Far from being a profit-gouging giant, the latest quarterly trading update from the Commonwealth Bank reveals that it is more a profit-drifting giant, perhaps becoming enfeebled by its sheer size and position in the Australian market.
For the past four consecutive quarters, the CBA’s cash earnings have not gone anywhere fast, relying on falling bad debts and lower loan loss provisions to generate earnings momentum.
The bank yesterday revealed cash earnings of $1.6 billion in the three months to September 30, 2010.
According to the bank’s previous filings, it made $1.4 billion in the September quarter of 2009, just over $1.5 billion in the next quarter, around $1.6 billion in the March quarter of this year and nearly $1.6 billion in the June quarter.
So although it is still an awful lot of money, there’s been no obvious impetus behind the rise in profits apart from the continuing improvement in the bad debts and loan loss provisioning.
Net interest margin in consumer banking fell to what the bank said was an all time low of $2.15 in the quarter from 2.19% in the June quarter.
That’s why the bank lifted the standard variable home loam rate by 0.45% on Melbourne Cup day after the RBA’s 0.25%.
Again, none of the chat and comment yesterday mentioned the position of depositors who will get a rise.
With interest margins under pressure and fee income cut (because of the elimination of some fees like overdue penalty payments) the CBA’s earnings have hardly changed from $1.6 billion a quarter in the first nine months of 2010; in other words, the bank is all but standing still.
Bad-debt charges totalled $321 million in the September quarter.
It said operating conditions remained "challenging" in a background of slow credit growth in an environment of firms reducing debt and cautious customers – both consumer and businesses.
The bank said it kept its discipline with costs, while growing the deposit base.

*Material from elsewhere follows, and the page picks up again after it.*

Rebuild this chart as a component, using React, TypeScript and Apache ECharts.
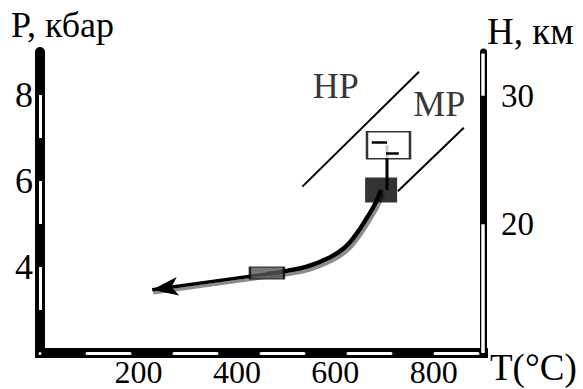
import React, { useEffect, useRef } from "react";
import * as echarts from "echarts";

const FONT = "Liberation Serif";

// axis ticks
const tempTicks = [200, 400, 600, 800];
const pressureTicks = [4, 6, 8];
const depthTicks = [20, 30];
const tempRange = [0, 900];
const pressureRange = [2, 9];
const depthRange = [10, 33.4];

// white stripes of the pressure scale bar (kbar)
const pStripes = [
  [8, 7],
  [6, 5],
  [4, 3],
];
// black band on the depth scale bar (km)
const depthBand = [20, 30];

// P–T path (T °C, P kbar)
const pathCurve = [
  [461, 3.84],
  [502, 3.91],
  [542, 4.01],
  [583, 4.19],
  [618, 4.44],
  [644, 4.79],
  [664, 5.14],
  [681, 5.47],
  [693, 5.79],
];
const pathTail = [
  [461, 3.84],
  [228, 3.47],
];

// boxes on the path
const peakBox = [693, 5.79];
const retroBox = [461, 3.86];
const inclusionBox = [708, 6.83];
const connector = [
  [705, 6.83],
  [705, 5.79],
];
const inclusionMarks = [
  [
    [674, 6.91],
    [705, 6.91],
  ],
  [
    [703, 6.65],
    [729, 6.65],
  ],
];

// facies boundaries
const hpLine = [
  [533, 5.87],
  [770, 8.54],
];
const mpLine = [
  [727, 5.76],
  [861, 7.24],
];
const faciesLabels = [
  { name: "HP", value: [601, 8.21] },
  { name: "MP", value: [811, 7.8] },
];

const serifLabel = (size: number) => ({
  fontSize: size,
  fontFamily: FONT,
  fontWeight: "normal",
  color: "#000",
});

export default function App() {
  const ref = useRef<HTMLDivElement>(null);

  useEffect(() => {
    if (!ref.current) return;
    const chart = echarts.init(ref.current, null, { renderer: "svg" });

    const option: any = {
      animation: false,
      backgroundColor: "#fff",
      textStyle: { fontFamily: FONT, color: "#000" },
      grid: { left: 40, right: 100, top: 52, bottom: 36, containLabel: false },
      xAxis: [
        {
          type: "value",
          min: tempRange[0],
          max: tempRange[1],
          interval: 200,
          position: "bottom",
          axisLine: {
            show: true,
            onZero: false,
            lineStyle: { color: "#000", width: 10, cap: "square" },
          },
          axisTick: { show: false },
          splitLine: { show: false },
          axisLabel: {
            ...serifLabel(32),
            margin: 3,
            formatter: (v: number) => (tempTicks.includes(v) ? String(v) : ""),
          },
        },
        {
          type: "value",
          min: tempRange[0],
          max: tempRange[1],
          position: "bottom",
          axisLine: {
            show: true,
            onZero: false,
            lineStyle: {
              color: "#fff",
              width: 3,
              type: [0, 47, 43, 44, 43, 44, 43, 44, 43, 44, 43, 60],
            },
          },
          axisTick: { show: false },
          splitLine: { show: false },
          axisLabel: { show: false },
        },
      ],
      yAxis: [
        {
          type: "value",
          min: pressureRange[0],
          max: pressureRange[1],
          interval: 1,
          position: "left",
          axisLine: {
            show: true,
            onZero: false,
            lineStyle: { color: "#000", width: 10 },
          },
          axisTick: { show: false },
          splitLine: { show: false },
          axisLabel: {
            ...serifLabel(36),
            margin: 7,
            formatter: (v: number) => (pressureTicks.includes(v) ? String(v) : ""),
          },
        },
        {
          type: "value",
          min: depthRange[0],
          max: depthRange[1],
          interval: 10,
          position: "right",
          axisLine: {
            show: true,
            onZero: false,
            lineStyle: { color: "#000", width: 7 },
          },
          axisTick: { show: false },
          splitLine: { show: false },
          axisLabel: {
            ...serifLabel(33),
            margin: 18,
            formatter: (v: number) => (depthTicks.includes(v) ? String(v) : ""),
          },
        },
      ],
      graphic: [
        {
          type: "text",
          left: 11,
          top: 7,
          style: { text: "P, кбар", font: `36px ${FONT}`, fill: "#000" },
        },
        {
          type: "text",
          left: 487,
          top: 13,
          style: { text: "H, км", font: `37px ${FONT}`, fill: "#000" },
        },
        {
          type: "text",
          left: 490,
          top: 349,
          style: { text: "T(°C)", font: `37px ${FONT}`, fill: "#000" },
        },
      ],
      series: [
        {
          type: "lines",
          coordinateSystem: "cartesian2d",
          xAxisIndex: 0,
          yAxisIndex: 0,
          clip: false,
          silent: true,
          z: 3,
          symbol: "none",
          lineStyle: { color: "#fff", width: 3, opacity: 1 },
          data: pStripes.map(([a, b]) => ({
            coords: [
              [tempRange[0], a],
              [tempRange[0], b],
            ],
          })),
        },
        {
          type: "lines",
          coordinateSystem: "cartesian2d",
          xAxisIndex: 0,
          yAxisIndex: 1,
          clip: false,
          silent: true,
          z: 3,
          symbol: "none",
          lineStyle: { color: "#fff", width: 3.5, opacity: 1 },
          data: [
            {
              coords: [
                [tempRange[1], depthRange[0]],
                [tempRange[1], depthRange[1] - 0.12],
              ],
            },
          ],
        },
        {
          type: "lines",
          coordinateSystem: "cartesian2d",
          xAxisIndex: 0,
          yAxisIndex: 1,
          clip: false,
          silent: true,
          z: 4,
          symbol: "none",
          lineStyle: { color: "#000", width: 7, opacity: 1 },
          data: [
            {
              coords: [
                [tempRange[1], depthBand[0]],
                [tempRange[1], depthBand[1]],
              ],
            },
          ],
        },
        {
          type: "lines",
          coordinateSystem: "cartesian2d",
          xAxisIndex: 0,
          yAxisIndex: 0,
          silent: true,
          z: 3,
          symbol: "none",
          lineStyle: { color: "#000", width: 2, opacity: 1 },
          data: [{ coords: hpLine }, { coords: mpLine }],
        },
        {
          type: "line",
          xAxisIndex: 0,
          yAxisIndex: 0,
          silent: true,
          z: 3,
          symbol: "none",
          lineStyle: { color: "#000", width: 3 },
          data: connector,
        },
        {
          type: "line",
          xAxisIndex: 0,
          yAxisIndex: 0,
          silent: true,
          z: 4,
          symbol: "none",
          smooth: 0.5,
          lineStyle: {
            color: "#000",
            width: 4.5,
            shadowColor: "rgba(120,120,120,0.85)",
            shadowOffsetX: 2,
            shadowOffsetY: 3,
            shadowBlur: 0,
          },
          data: pathCurve,
        },
        {
          type: "lines",
          coordinateSystem: "cartesian2d",
          xAxisIndex: 0,
          yAxisIndex: 0,
          silent: true,
          z: 4,
          symbol: ["none", "arrow"],
          symbolSize: [8, [14, 26]],
          lineStyle: {
            color: "#000",
            width: 3.5,
            opacity: 1,
            shadowColor: "rgba(120,120,120,0.85)",
            shadowOffsetX: 1,
            shadowOffsetY: 3,
            shadowBlur: 0,
          },
          data: [{ coords: pathTail }],
        },
        {
          type: "scatter",
          xAxisIndex: 0,
          yAxisIndex: 0,
          silent: true,
          z: 5,
          symbol: "rect",
          data: [
            { value: peakBox, symbolSize: [32, 25], itemStyle: { color: "#000" } },
            {
              value: retroBox,
              symbolSize: [34, 12],
              itemStyle: { color: "#555", borderColor: "#000", borderWidth: 1.5 },
            },
            {
              value: inclusionBox,
              symbolSize: [43, 27],
              itemStyle: { color: "#fff", borderColor: "#000", borderWidth: 2 },
            },
          ],
        },
        {
          type: "lines",
          coordinateSystem: "cartesian2d",
          xAxisIndex: 0,
          yAxisIndex: 0,
          silent: true,
          z: 6,
          symbol: "none",
          lineStyle: { color: "#000", width: 2.5, opacity: 1 },
          data: inclusionMarks.map((c) => ({ coords: c })),
        },
        {
          type: "scatter",
          xAxisIndex: 0,
          yAxisIndex: 0,
          silent: true,
          z: 6,
          symbolSize: 1,
          itemStyle: { color: "transparent" },
          label: {
            show: true,
            position: "inside",
            formatter: "{b}",
            ...serifLabel(36),
            textBorderWidth: 0,
          },
          data: faciesLabels,
        },
      ],
    };

    chart.setOption(option);
    return () => chart.dispose();
  }, []);

  return (
    <div
      ref={ref}
      style={{ position: "fixed", left: 0, top: 0, width: 583, height: 389, background: "#fff" }}
    />
  );
}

"As we indicated at our FY10 full year results announcement in August, operating conditions remain challenging," Commonwealth Bank’s Ralph Norris said in a statement.
"Credit growth remains muted, and margins continue to come under pressure from higher average funding costs and price competition.
"Whilst we have passed the peak in the bad debt cycle, improvement in key credit quality indicators continues to be gradual, rather than dramatic."
The bank said customer deposits represented 59% of group’s total funding.
Mr Norris said the company performed well during the quarter as it kept costs under control.
"As we indicated at our full-year results, we expect a gradual improvement in operating conditions in the second half of this financial year, as the economic recovery strengthens and system credit growth rebounds," he said.
The shares rose 31c to $48.86 on a day when the market drifted a little, rose and ended down slightly.